Napatecuhtli, el dios de los petateros

Cuentan los antiguos mexicanos que en el Tlalocan existía un dios llamado Napatecuhtli que gustaba de pintarse el cuerpo y la cara de color negro. En su faz agregaba motas de color blanco. En su cabeza lucía una corona de papel que pintaba con sus colores simbólicos: el blanco y el negro. A sus espaldas caían unas especies de borlas que estaban colocadas en un penacho situado en la coronilla, fabricado con tres hermosas plumas verdes de quetzal. Una faldilla amarrada a la cintura que le llegaba hasta las rodillas, era de fino algodón hilado con decoraciones en sus colores favoritos: el blanco y el negro.
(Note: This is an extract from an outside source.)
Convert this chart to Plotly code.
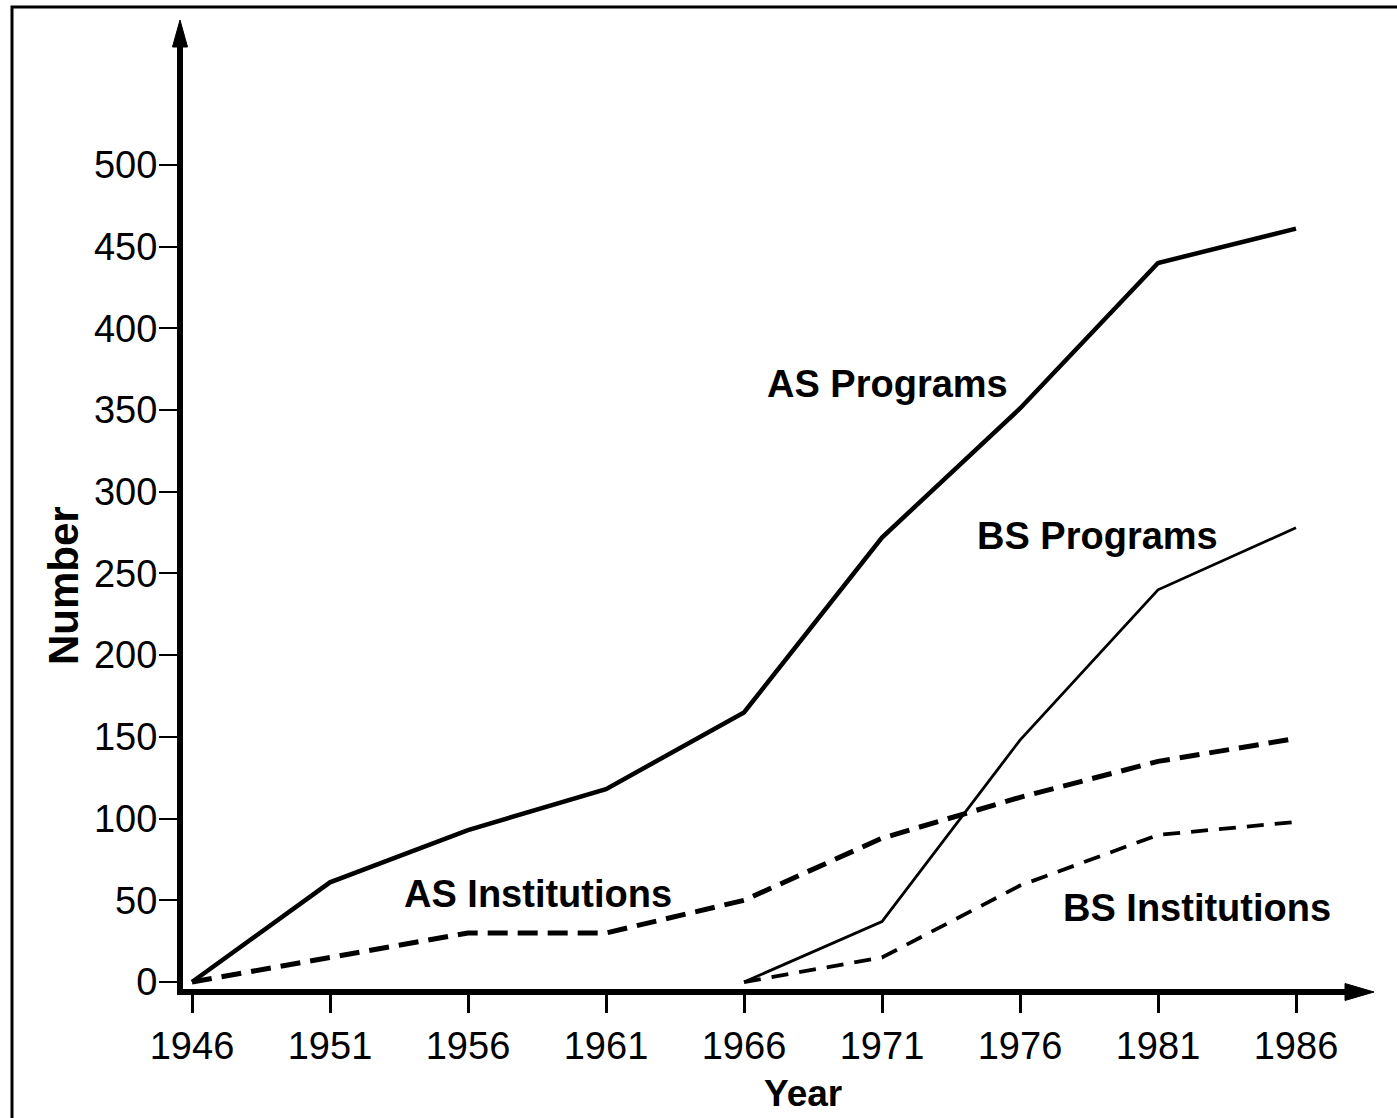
import plotly.graph_objects as go

# ---- data ----
years = [1946, 1951, 1956, 1961, 1966, 1971, 1976, 1981, 1986]
as_programs = [0, 61, 93, 118, 165, 272, 351, 440, 461]
bs_programs = [None, None, None, None, 0, 37, 148, 240, 278]
as_institutions = [0, 15, 30, 30, 50, 88, 113, 135, 149]
bs_institutions = [None, None, None, None, 0, 15, 59, 90, 98]
y_ticks = [0, 50, 100, 150, 200, 250, 300, 350, 400, 450, 500]

labels = ["AS Programs", "BS Programs", "AS Institutions", "BS Institutions"]

# ---- layout geometry (pixels) ----
W, H = 1397, 1118
L, R, T, B = 183, 1347, 45, 989
PW, PH = R - L, B - T

def px_x(p):
    return (p - L) / PW

def px_y(p):
    return (B - p) / PH

FONT = "Liberation Sans, Arial, Helvetica, sans-serif"

fig = go.Figure()
fig.add_trace(go.Scatter(x=years, y=as_programs, mode="lines", name=labels[0],
                         line=dict(color="black", width=4.5)))
fig.add_trace(go.Scatter(x=years, y=bs_programs, mode="lines", name=labels[1],
                         line=dict(color="black", width=2.8)))
fig.add_trace(go.Scatter(x=years, y=as_institutions, mode="lines", name=labels[2],
                         line=dict(color="black", width=5, dash="20px,10px")))
fig.add_trace(go.Scatter(x=years, y=bs_institutions, mode="lines", name=labels[3],
                         line=dict(color="black", width=3.8, dash="17px,11px")))

fig.update_layout(
    width=W, height=H, autosize=False,
    margin=dict(l=L, r=W - R, t=T, b=H - B, pad=0),
    paper_bgcolor="white", plot_bgcolor="white",
    showlegend=False,
    font=dict(family=FONT, color="black", size=38),
    xaxis=dict(
        range=[1945.674, 1987.848], tickvals=years, ticktext=[str(y) for y in years],
        showgrid=False, zeroline=False, showline=True, linecolor="black", linewidth=6,
        ticks="outside", ticklen=18, tickwidth=3, tickcolor="black",
        tickfont=dict(family=FONT, size=38, color="black"), automargin=False,
    ),
    yaxis=dict(
        range=[-4.28, 573.4], tickvals=y_ticks, ticktext=[str(v) for v in y_ticks],
        showgrid=False, zeroline=False, showline=True, linecolor="black", linewidth=6,
        ticks="outside", ticklen=18, tickwidth=2, tickcolor="black",
        ticklabelstandoff=-6,
        tickfont=dict(family=FONT, size=38, color="black"), automargin=False,
    ),
)

# series labels
label_pos = [(887, 384), (1097, 536), (538, 894), (1197, 908)]
for text, (px, py) in zip(labels, label_pos):
    fig.add_annotation(x=px_x(px), y=px_y(py), xref="paper", yref="paper",
                       text="<b>%s</b>" % text, showarrow=False,
                       xanchor="center", yanchor="middle",
                       font=dict(family=FONT, size=38, color="black"))

# axis titles
fig.add_annotation(x=px_x(803), y=px_y(1093), xref="paper", yref="paper",
                   text="<b>Year</b>", showarrow=False, xanchor="center", yanchor="middle",
                   font=dict(family=FONT, size=37, color="black"))
fig.add_annotation(x=px_x(63), y=px_y(586), xref="paper", yref="paper",
                   text="<b>Number</b>", textangle=-90, showarrow=False,
                   xanchor="center", yanchor="middle",
                   font=dict(family=FONT, size=42, color="black"))

# arrow heads of the axes
def tri(p1, p2, p3):
    pts = [p1, p2, p3]
    return "M " + " L ".join("%f,%f" % (px_x(a), px_y(b)) for a, b in pts) + " Z"

fig.add_shape(type="path", xref="paper", yref="paper",
              path=tri((180, 20), (172.5, 47), (187.5, 47)),
              fillcolor="black", line=dict(color="black", width=1))
fig.add_shape(type="path", xref="paper", yref="paper",
              path=tri((1374, 992), (1345, 983.5), (1345, 1000.5)),
              fillcolor="black", line=dict(color="black", width=1))

# outer frame (top and left edges visible)
fig.add_shape(type="rect", xref="paper", yref="paper",
              x0=px_x(12), y0=px_y(1130), x1=px_x(1410), y1=px_y(7),
              line=dict(color="black", width=3), fillcolor="rgba(0,0,0,0)")

fig.write_html("out.html", config={"displayModeBar": False},
               post_script="document.body.style.margin='0';")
Calzaba huaraches negros y portaba en la mano izquierda un escudo, y en la derecha un bastón decorado con flores de papel.

Napatecuhtli fue el dios de los artesanos petateros, cuya materia prima era la juncia, él había inventado el arte de tejer, no solamente los petates, sino también de elaborar icpales (asientos) y los tolcuextli. Gracias a la bondad y sabiduría del dios petatero, a los artesanos no les faltaban ni las juncias, ni las cañas, ni los juncos que posibilitaban su labor. Por esta razón a ellos correspondía mantener el templo dedicado a Napatecuhtli limpio y en buen estado, y provisto de numerosos icpalis y petates.

El buen Napatecuhtli no solamente era el dios de los tejedores, sino que también fue uno de los más importantes Tlaloques, los dioses del agua, por ello sus oficiales le adoraban en una gran celebración, para que no fuera a faltarles el agua que propiciaba la aparición de las plantas necesarias a su labor artesanal. Para su festejo, los sacerdotes escogían un esclavo al que vestían con los ornamentos de Napatecuhtli y que sería sacrificado en su honor. Cuando le llegaba la hora, en su mano colocaban un recipiente de color verde con agua y con un ramo de salce el “dios” rociaba a los asistentes. Algunas veces, fuera del día de la fiesta, si algún artesano de la juncia deseaba homenajear particularmente al dios, un sacerdote, ataviado a la manera de su imagen, recorría las calles esparciendo el agua con el ramo. Al llegar a su destino, es decir la casa del artesano, se colocaba en un lugar especial y los habitantes le rogaban que le otorgase parabienes a la familia y protediera la casa. Después, se debía ofrecer comida al sacerdote-dios, a los otros sacerdotes que le acompañaban, y a los invitados a la festividad particular. Así el artesano agradecía a Napatecuhtli la prosperidad que le había brindado. El costo de la celebración era alto, pero no importaba con tal de agradecer los favores y esperar que Napatecuhtli continuase siendo benévolo.

Al terminar la fiesta, los oficiantes  cubrían al sacerdote-dios con una manta blanca y se le conducía hasta el templo del barrio a que pertenecía. Mientras tanto, en la casa del artesano se realizaba una gran comilitona en la que participaban los amigos y los familiares invitados para tan gran ocasión.